- _TO DO_: Read the material below. Count the lines containing "Apache" and give that count alone.

- _INPUT_:
━━━━

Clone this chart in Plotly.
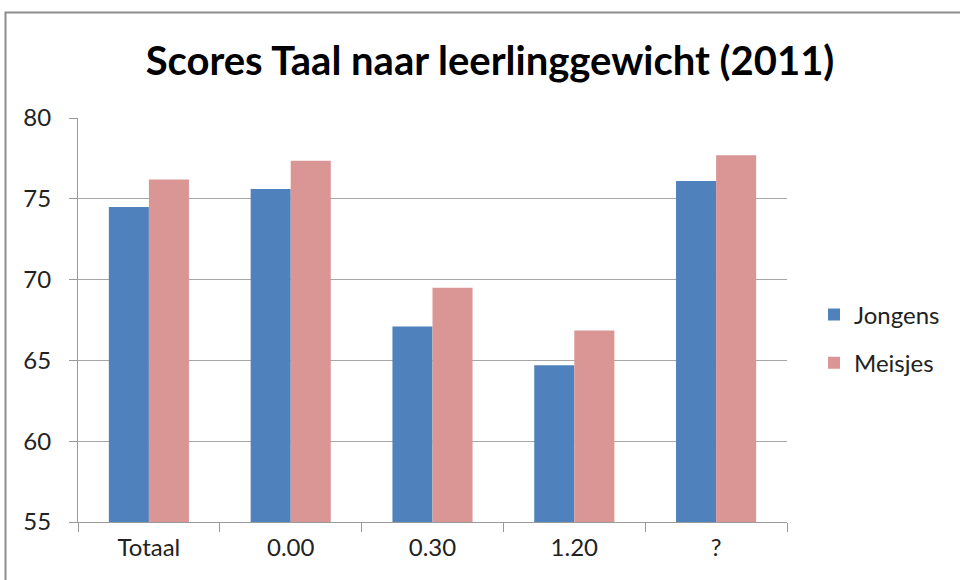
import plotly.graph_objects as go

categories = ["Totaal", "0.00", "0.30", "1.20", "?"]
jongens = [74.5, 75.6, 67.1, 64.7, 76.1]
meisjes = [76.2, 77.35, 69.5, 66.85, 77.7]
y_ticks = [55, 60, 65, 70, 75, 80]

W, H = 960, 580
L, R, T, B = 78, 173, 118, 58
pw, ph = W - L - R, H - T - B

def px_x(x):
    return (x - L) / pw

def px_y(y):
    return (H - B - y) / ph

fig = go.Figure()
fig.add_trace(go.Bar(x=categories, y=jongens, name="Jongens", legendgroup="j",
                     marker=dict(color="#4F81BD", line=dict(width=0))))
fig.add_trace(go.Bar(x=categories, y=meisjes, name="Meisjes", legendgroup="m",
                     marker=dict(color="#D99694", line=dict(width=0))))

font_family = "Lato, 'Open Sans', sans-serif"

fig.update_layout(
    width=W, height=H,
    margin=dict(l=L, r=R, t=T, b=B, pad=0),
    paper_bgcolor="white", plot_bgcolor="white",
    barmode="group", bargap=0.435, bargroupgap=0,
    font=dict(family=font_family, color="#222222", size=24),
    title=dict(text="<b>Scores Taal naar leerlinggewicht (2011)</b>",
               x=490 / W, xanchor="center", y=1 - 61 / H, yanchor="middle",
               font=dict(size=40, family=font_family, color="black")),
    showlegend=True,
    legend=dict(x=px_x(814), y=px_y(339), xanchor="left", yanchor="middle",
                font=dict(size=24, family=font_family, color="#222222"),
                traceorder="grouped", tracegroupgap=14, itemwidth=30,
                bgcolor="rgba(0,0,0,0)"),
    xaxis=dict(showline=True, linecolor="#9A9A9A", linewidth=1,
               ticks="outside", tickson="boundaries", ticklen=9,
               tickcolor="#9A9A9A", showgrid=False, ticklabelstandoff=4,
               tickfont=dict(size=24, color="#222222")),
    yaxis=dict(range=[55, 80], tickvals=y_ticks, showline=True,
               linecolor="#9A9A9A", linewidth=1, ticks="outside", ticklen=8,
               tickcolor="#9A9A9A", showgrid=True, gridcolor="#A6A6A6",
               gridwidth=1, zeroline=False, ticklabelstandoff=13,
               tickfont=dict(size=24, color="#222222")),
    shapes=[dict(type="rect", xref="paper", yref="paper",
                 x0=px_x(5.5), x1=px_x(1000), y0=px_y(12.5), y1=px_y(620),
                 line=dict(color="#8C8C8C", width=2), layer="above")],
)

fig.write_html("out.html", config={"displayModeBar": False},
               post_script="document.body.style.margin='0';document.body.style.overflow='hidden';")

━━━━

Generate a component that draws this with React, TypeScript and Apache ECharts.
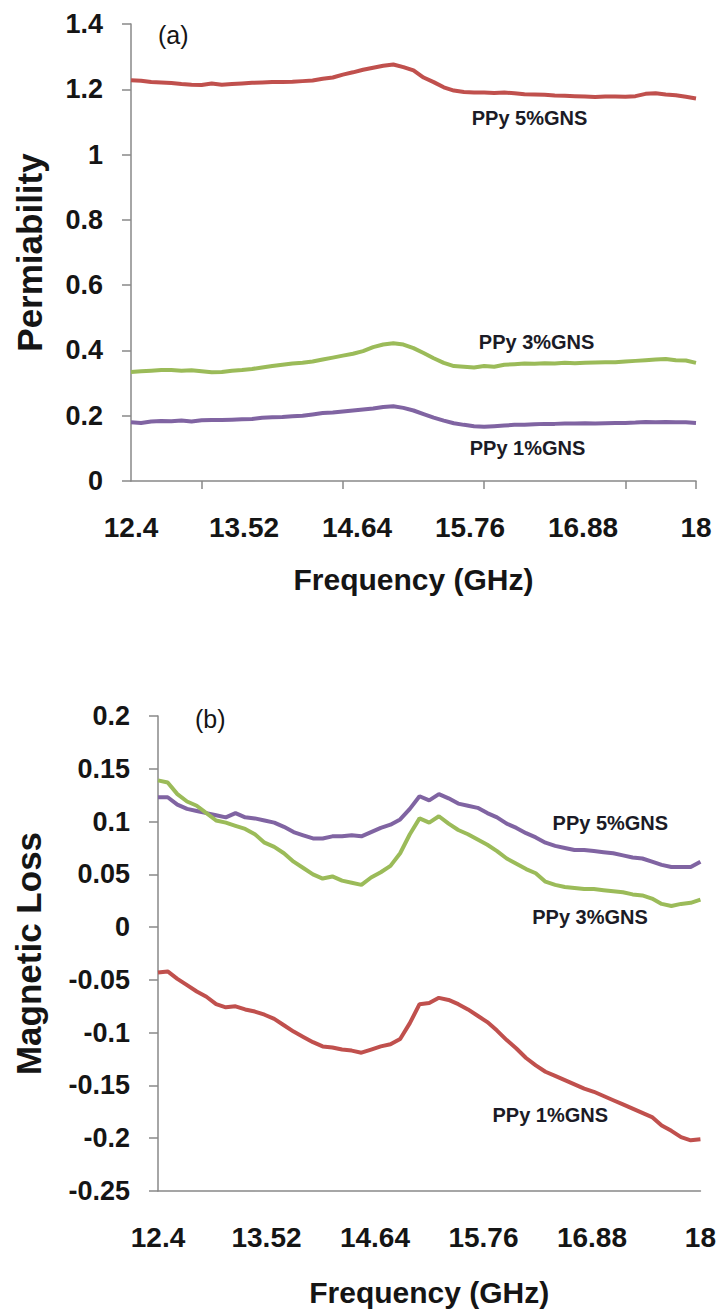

━━━━

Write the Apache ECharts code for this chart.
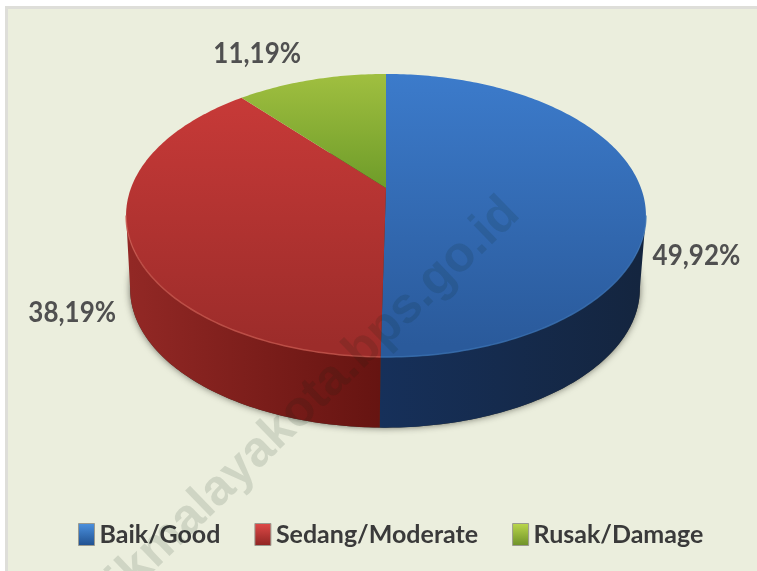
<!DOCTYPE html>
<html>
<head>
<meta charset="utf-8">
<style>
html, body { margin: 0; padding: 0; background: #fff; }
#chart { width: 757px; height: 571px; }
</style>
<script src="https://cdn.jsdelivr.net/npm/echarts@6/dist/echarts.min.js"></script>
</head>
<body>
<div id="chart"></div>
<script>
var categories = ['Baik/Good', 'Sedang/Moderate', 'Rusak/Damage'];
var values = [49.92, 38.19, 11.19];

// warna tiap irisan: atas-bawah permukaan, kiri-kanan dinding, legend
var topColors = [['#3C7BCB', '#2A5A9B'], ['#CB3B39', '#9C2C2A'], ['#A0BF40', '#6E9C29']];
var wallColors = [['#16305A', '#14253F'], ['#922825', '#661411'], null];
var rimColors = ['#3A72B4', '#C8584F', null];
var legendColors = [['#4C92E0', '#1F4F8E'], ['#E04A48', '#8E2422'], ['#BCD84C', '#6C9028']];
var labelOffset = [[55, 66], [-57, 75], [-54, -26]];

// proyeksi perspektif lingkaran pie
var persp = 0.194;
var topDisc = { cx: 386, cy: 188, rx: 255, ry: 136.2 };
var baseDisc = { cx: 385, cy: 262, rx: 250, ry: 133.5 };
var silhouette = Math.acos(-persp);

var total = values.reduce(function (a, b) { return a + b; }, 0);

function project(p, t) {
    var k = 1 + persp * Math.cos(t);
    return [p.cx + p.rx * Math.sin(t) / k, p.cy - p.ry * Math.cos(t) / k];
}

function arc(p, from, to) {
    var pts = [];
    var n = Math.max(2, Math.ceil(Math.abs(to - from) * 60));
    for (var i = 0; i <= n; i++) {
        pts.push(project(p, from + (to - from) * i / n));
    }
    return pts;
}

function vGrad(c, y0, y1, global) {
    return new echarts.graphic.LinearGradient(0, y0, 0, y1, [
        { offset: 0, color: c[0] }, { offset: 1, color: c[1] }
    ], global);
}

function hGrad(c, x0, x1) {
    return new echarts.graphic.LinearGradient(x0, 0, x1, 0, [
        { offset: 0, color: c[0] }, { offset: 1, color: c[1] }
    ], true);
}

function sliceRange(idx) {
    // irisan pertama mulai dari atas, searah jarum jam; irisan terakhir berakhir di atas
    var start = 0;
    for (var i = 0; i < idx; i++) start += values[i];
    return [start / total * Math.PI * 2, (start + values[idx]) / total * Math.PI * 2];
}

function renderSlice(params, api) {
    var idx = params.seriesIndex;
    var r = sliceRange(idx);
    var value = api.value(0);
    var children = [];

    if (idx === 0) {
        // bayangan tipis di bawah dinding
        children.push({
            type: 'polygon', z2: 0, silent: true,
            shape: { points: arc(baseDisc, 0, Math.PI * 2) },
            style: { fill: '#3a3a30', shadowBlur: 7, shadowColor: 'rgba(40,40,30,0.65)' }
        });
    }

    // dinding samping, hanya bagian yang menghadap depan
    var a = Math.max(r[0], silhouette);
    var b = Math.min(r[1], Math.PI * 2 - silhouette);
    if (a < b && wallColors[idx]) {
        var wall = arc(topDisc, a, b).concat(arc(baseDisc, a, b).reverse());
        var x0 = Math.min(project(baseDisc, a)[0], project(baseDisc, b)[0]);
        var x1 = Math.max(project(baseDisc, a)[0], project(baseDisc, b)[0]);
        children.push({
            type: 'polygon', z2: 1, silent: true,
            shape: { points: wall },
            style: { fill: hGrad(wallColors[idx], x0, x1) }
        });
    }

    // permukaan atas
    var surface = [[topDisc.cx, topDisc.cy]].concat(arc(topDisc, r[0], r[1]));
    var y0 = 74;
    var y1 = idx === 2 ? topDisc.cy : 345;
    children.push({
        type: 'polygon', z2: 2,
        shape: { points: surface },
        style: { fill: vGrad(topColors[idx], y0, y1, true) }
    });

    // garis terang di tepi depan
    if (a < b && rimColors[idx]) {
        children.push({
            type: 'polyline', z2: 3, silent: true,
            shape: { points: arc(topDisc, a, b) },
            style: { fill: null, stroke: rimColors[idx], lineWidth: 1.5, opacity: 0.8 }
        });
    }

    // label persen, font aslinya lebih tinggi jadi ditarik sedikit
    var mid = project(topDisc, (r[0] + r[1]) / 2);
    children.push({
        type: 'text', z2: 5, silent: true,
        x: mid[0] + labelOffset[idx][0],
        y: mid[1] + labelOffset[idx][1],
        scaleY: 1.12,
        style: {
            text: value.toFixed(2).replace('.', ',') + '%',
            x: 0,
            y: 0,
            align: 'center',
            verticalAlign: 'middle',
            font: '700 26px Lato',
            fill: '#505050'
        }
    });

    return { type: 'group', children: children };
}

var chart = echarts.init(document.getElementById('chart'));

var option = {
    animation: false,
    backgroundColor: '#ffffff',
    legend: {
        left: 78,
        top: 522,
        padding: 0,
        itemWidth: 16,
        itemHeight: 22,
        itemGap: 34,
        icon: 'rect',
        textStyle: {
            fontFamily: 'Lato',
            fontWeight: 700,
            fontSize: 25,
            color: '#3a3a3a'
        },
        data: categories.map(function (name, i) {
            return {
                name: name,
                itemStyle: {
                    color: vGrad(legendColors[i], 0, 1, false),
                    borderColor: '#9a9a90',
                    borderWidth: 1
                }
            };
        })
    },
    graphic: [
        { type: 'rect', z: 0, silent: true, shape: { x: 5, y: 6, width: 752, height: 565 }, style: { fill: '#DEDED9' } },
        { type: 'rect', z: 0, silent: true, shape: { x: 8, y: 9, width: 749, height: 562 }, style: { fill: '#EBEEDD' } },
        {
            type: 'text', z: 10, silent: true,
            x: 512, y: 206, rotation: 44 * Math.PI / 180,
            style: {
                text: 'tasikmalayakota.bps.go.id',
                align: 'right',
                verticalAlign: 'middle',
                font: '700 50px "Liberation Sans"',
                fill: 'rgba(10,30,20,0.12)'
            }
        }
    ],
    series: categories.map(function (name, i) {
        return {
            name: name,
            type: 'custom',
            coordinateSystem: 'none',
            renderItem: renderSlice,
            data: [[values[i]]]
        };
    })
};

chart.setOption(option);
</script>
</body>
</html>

━━━━

- _EXPECTED ANSWER_: 2